The protest came as another newspaper separately said it had been blocked from circulating.
Staff of the Communist Party's thrice-weekly Al Midan gathered outside the Sudanese press council saying state security agents had prevented distribution of their paper 13 times over the past month.
"We delivered a message to the press council calling on them to protect the rights of our newspaper," said Al Midan's female chief editor, Madiha Abdullah.
The protesters displayed banners objecting to the actions of the security service and also to the banning of journalists.

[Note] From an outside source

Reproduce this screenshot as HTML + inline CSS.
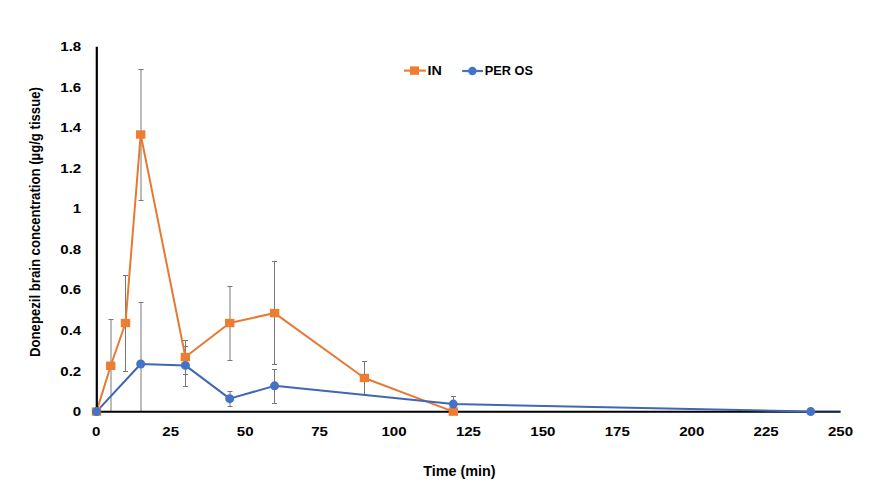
<!DOCTYPE html>
<html><head><meta charset="utf-8"><style>
html,body{margin:0;padding:0;background:#fff;}
body{width:871px;height:487px;overflow:hidden;}
svg{display:block;}
</style></head><body>
<svg width="871" height="487" viewBox="0 0 871 487">
<rect width="871" height="487" fill="#fff"/>
<line x1="111.00" y1="319.50" x2="111.00" y2="411.60" stroke="#787878" stroke-width="1"/>
<line x1="108.50" y1="319.50" x2="113.50" y2="319.50" stroke="#787878" stroke-width="1"/>
<line x1="125.50" y1="275.50" x2="125.50" y2="371.50" stroke="#787878" stroke-width="1"/>
<line x1="123.00" y1="275.50" x2="128.00" y2="275.50" stroke="#787878" stroke-width="1"/>
<line x1="123.00" y1="371.50" x2="128.00" y2="371.50" stroke="#787878" stroke-width="1"/>
<line x1="141.00" y1="69.50" x2="141.00" y2="200.50" stroke="#787878" stroke-width="1"/>
<line x1="138.50" y1="69.50" x2="143.50" y2="69.50" stroke="#787878" stroke-width="1"/>
<line x1="138.50" y1="200.50" x2="143.50" y2="200.50" stroke="#787878" stroke-width="1"/>
<line x1="185.50" y1="340.50" x2="185.50" y2="374.50" stroke="#787878" stroke-width="1"/>
<line x1="183.00" y1="340.50" x2="188.00" y2="340.50" stroke="#787878" stroke-width="1"/>
<line x1="183.00" y1="374.50" x2="188.00" y2="374.50" stroke="#787878" stroke-width="1"/>
<line x1="230.00" y1="286.50" x2="230.00" y2="360.50" stroke="#787878" stroke-width="1"/>
<line x1="227.50" y1="286.50" x2="232.50" y2="286.50" stroke="#787878" stroke-width="1"/>
<line x1="227.50" y1="360.50" x2="232.50" y2="360.50" stroke="#787878" stroke-width="1"/>
<line x1="274.50" y1="261.50" x2="274.50" y2="364.50" stroke="#787878" stroke-width="1"/>
<line x1="272.00" y1="261.50" x2="277.00" y2="261.50" stroke="#787878" stroke-width="1"/>
<line x1="272.00" y1="364.50" x2="277.00" y2="364.50" stroke="#787878" stroke-width="1"/>
<line x1="364.50" y1="361.50" x2="364.50" y2="394.50" stroke="#787878" stroke-width="1"/>
<line x1="362.00" y1="361.50" x2="367.00" y2="361.50" stroke="#787878" stroke-width="1"/>
<line x1="362.00" y1="394.50" x2="367.00" y2="394.50" stroke="#787878" stroke-width="1"/>
<line x1="141.00" y1="302.50" x2="141.00" y2="411.60" stroke="#787878" stroke-width="1"/>
<line x1="138.50" y1="302.50" x2="143.50" y2="302.50" stroke="#787878" stroke-width="1"/>
<line x1="185.50" y1="346.50" x2="185.50" y2="386.50" stroke="#787878" stroke-width="1"/>
<line x1="183.00" y1="346.50" x2="188.00" y2="346.50" stroke="#787878" stroke-width="1"/>
<line x1="183.00" y1="386.50" x2="188.00" y2="386.50" stroke="#787878" stroke-width="1"/>
<line x1="230.00" y1="391.50" x2="230.00" y2="406.50" stroke="#787878" stroke-width="1"/>
<line x1="227.50" y1="391.50" x2="232.50" y2="391.50" stroke="#787878" stroke-width="1"/>
<line x1="227.50" y1="406.50" x2="232.50" y2="406.50" stroke="#787878" stroke-width="1"/>
<line x1="274.50" y1="369.50" x2="274.50" y2="403.50" stroke="#787878" stroke-width="1"/>
<line x1="272.00" y1="369.50" x2="277.00" y2="369.50" stroke="#787878" stroke-width="1"/>
<line x1="272.00" y1="403.50" x2="277.00" y2="403.50" stroke="#787878" stroke-width="1"/>
<line x1="453.50" y1="396.50" x2="453.50" y2="411.60" stroke="#787878" stroke-width="1"/>
<line x1="451.00" y1="396.50" x2="456.00" y2="396.50" stroke="#787878" stroke-width="1"/>
<polyline points="96.50,411.60 110.70,365.79 125.50,323.02 140.70,134.51 185.40,357.07 229.70,323.02 274.60,313.09 364.40,377.95 453.30,411.60" fill="none" stroke="#E67A32" stroke-width="2.0" stroke-linejoin="round"/>
<line x1="96.8" y1="46.7" x2="96.8" y2="412.60" stroke="#000" stroke-width="2.2"/>
<line x1="95.5" y1="411.75" x2="840.6" y2="411.75" stroke="#000" stroke-width="2"/>
<polyline points="96.50,411.60 140.70,363.97 185.40,365.38 229.70,398.63 274.60,385.86 453.30,404.10 810.70,411.60" fill="none" stroke="#3F67B2" stroke-width="2.0" stroke-linejoin="round"/>
<line x1="811" y1="411.0" x2="840.3" y2="411.0" stroke="#4472C4" stroke-width="1.6" stroke-opacity="0.45"/>
<rect x="91.80" y="407.40" width="9.4" height="8.4" fill="#ED7D31"/>
<rect x="106.00" y="361.59" width="9.4" height="8.4" fill="#ED7D31"/>
<rect x="120.80" y="318.82" width="9.4" height="8.4" fill="#ED7D31"/>
<rect x="136.00" y="130.31" width="9.4" height="8.4" fill="#ED7D31"/>
<rect x="180.70" y="352.87" width="9.4" height="8.4" fill="#ED7D31"/>
<rect x="225.00" y="318.82" width="9.4" height="8.4" fill="#ED7D31"/>
<rect x="269.90" y="308.89" width="9.4" height="8.4" fill="#ED7D31"/>
<rect x="359.70" y="373.75" width="9.4" height="8.4" fill="#ED7D31"/>
<rect x="448.60" y="407.40" width="9.4" height="8.4" fill="#ED7D31"/>
<circle cx="96.50" cy="411.60" r="4.5" fill="#4472C4"/>
<circle cx="140.70" cy="363.97" r="4.5" fill="#4472C4"/>
<circle cx="185.40" cy="365.38" r="4.5" fill="#4472C4"/>
<circle cx="229.70" cy="398.63" r="4.5" fill="#4472C4"/>
<circle cx="274.60" cy="385.86" r="4.5" fill="#4472C4"/>
<circle cx="453.30" cy="404.10" r="4.5" fill="#4472C4"/>
<circle cx="810.70" cy="411.60" r="4.5" fill="#4472C4"/>
<line x1="404" y1="70.6" x2="425.8" y2="70.6" stroke="#ED7D31" stroke-width="2.2"/>
<rect x="410" y="66.4" width="9" height="8.4" fill="#ED7D31"/>
<line x1="462.2" y1="71" x2="483" y2="71" stroke="#4472C4" stroke-width="2.2"/>
<circle cx="472.4" cy="71" r="4.2" fill="#4472C4"/>
<text transform="translate(81.2,416.10) scale(1.14,1)" text-anchor="end" style="font-family:'Liberation Sans',sans-serif;font-weight:bold;fill:#000;font-size:13.2px">0</text>
<text transform="translate(81.2,375.56) scale(1.14,1)" text-anchor="end" style="font-family:'Liberation Sans',sans-serif;font-weight:bold;fill:#000;font-size:13.2px">0.2</text>
<text transform="translate(81.2,335.02) scale(1.14,1)" text-anchor="end" style="font-family:'Liberation Sans',sans-serif;font-weight:bold;fill:#000;font-size:13.2px">0.4</text>
<text transform="translate(81.2,294.48) scale(1.14,1)" text-anchor="end" style="font-family:'Liberation Sans',sans-serif;font-weight:bold;fill:#000;font-size:13.2px">0.6</text>
<text transform="translate(81.2,253.94) scale(1.14,1)" text-anchor="end" style="font-family:'Liberation Sans',sans-serif;font-weight:bold;fill:#000;font-size:13.2px">0.8</text>
<text transform="translate(81.2,213.40) scale(1.14,1)" text-anchor="end" style="font-family:'Liberation Sans',sans-serif;font-weight:bold;fill:#000;font-size:13.2px">1</text>
<text transform="translate(81.2,172.86) scale(1.14,1)" text-anchor="end" style="font-family:'Liberation Sans',sans-serif;font-weight:bold;fill:#000;font-size:13.2px">1.2</text>
<text transform="translate(81.2,132.32) scale(1.14,1)" text-anchor="end" style="font-family:'Liberation Sans',sans-serif;font-weight:bold;fill:#000;font-size:13.2px">1.4</text>
<text transform="translate(81.2,91.78) scale(1.14,1)" text-anchor="end" style="font-family:'Liberation Sans',sans-serif;font-weight:bold;fill:#000;font-size:13.2px">1.6</text>
<text transform="translate(81.2,51.24) scale(1.14,1)" text-anchor="end" style="font-family:'Liberation Sans',sans-serif;font-weight:bold;fill:#000;font-size:13.2px">1.8</text>
<text transform="translate(96.30,435.7) scale(1.14,1)" text-anchor="middle" style="font-family:'Liberation Sans',sans-serif;font-weight:bold;fill:#000;font-size:13.2px">0</text>
<text transform="translate(170.72,435.7) scale(1.14,1)" text-anchor="middle" style="font-family:'Liberation Sans',sans-serif;font-weight:bold;fill:#000;font-size:13.2px">25</text>
<text transform="translate(245.15,435.7) scale(1.14,1)" text-anchor="middle" style="font-family:'Liberation Sans',sans-serif;font-weight:bold;fill:#000;font-size:13.2px">50</text>
<text transform="translate(319.57,435.7) scale(1.14,1)" text-anchor="middle" style="font-family:'Liberation Sans',sans-serif;font-weight:bold;fill:#000;font-size:13.2px">75</text>
<text transform="translate(394.00,435.7) scale(1.14,1)" text-anchor="middle" style="font-family:'Liberation Sans',sans-serif;font-weight:bold;fill:#000;font-size:13.2px">100</text>
<text transform="translate(468.43,435.7) scale(1.14,1)" text-anchor="middle" style="font-family:'Liberation Sans',sans-serif;font-weight:bold;fill:#000;font-size:13.2px">125</text>
<text transform="translate(542.85,435.7) scale(1.14,1)" text-anchor="middle" style="font-family:'Liberation Sans',sans-serif;font-weight:bold;fill:#000;font-size:13.2px">150</text>
<text transform="translate(617.27,435.7) scale(1.14,1)" text-anchor="middle" style="font-family:'Liberation Sans',sans-serif;font-weight:bold;fill:#000;font-size:13.2px">175</text>
<text transform="translate(691.70,435.7) scale(1.14,1)" text-anchor="middle" style="font-family:'Liberation Sans',sans-serif;font-weight:bold;fill:#000;font-size:13.2px">200</text>
<text transform="translate(766.12,435.7) scale(1.14,1)" text-anchor="middle" style="font-family:'Liberation Sans',sans-serif;font-weight:bold;fill:#000;font-size:13.2px">225</text>
<text transform="translate(840.55,435.7) scale(1.14,1)" text-anchor="middle" style="font-family:'Liberation Sans',sans-serif;font-weight:bold;fill:#000;font-size:13.2px">250</text>
<text x="459.4" y="476.2" text-anchor="middle" style="font-family:'Liberation Sans',sans-serif;font-weight:bold;fill:#000;font-size:14.4px">Time (min)</text>
<text transform="translate(40.2,222.05) rotate(-90) scale(0.94,1)" x="0" y="0" text-anchor="middle" style="font-family:'Liberation Sans',sans-serif;font-weight:bold;fill:#000;font-size:14px">Donepezil brain concentration (µg/g tissue)</text>
<text transform="translate(427.5,74.7) scale(1.1,1)" style="font-family:'Liberation Sans',sans-serif;font-weight:bold;fill:#000;font-size:13px">IN</text>
<text transform="translate(484.8,74.8) scale(0.98,1)" style="font-family:'Liberation Sans',sans-serif;font-weight:bold;fill:#000;font-size:13px">PER OS</text>
</svg>
</body></html>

Press freedom advocates say journalists have been banned from writing and some newspapers have been told to suspend publication under a government crackdown that has also seen Al Midan and other newspapers prevented from distributing after going to press.
The crackdown has worsened over the past year as tensions with South Sudan have escalated, advocates say.
The independent daily Al Jarida on Tuesday became the latest to be stopped from circulating, managing editor Idris Al Douma said.
After the newspaper was printed on Monday night, a state security officer arrived to say it could not be delivered to customers but the ban was lifted Tuesday afternoon when it was too late, the editor said.
He added he did not know what prompted the censorship.
Confiscating newspapers after printing is a common tactic of Sudan's security service.
On Monday, agents blocked distribution of the country's largest-circulation newspaper, the hardline anti-South Sudan daily Al Intibaha, the newspaper's chairman said.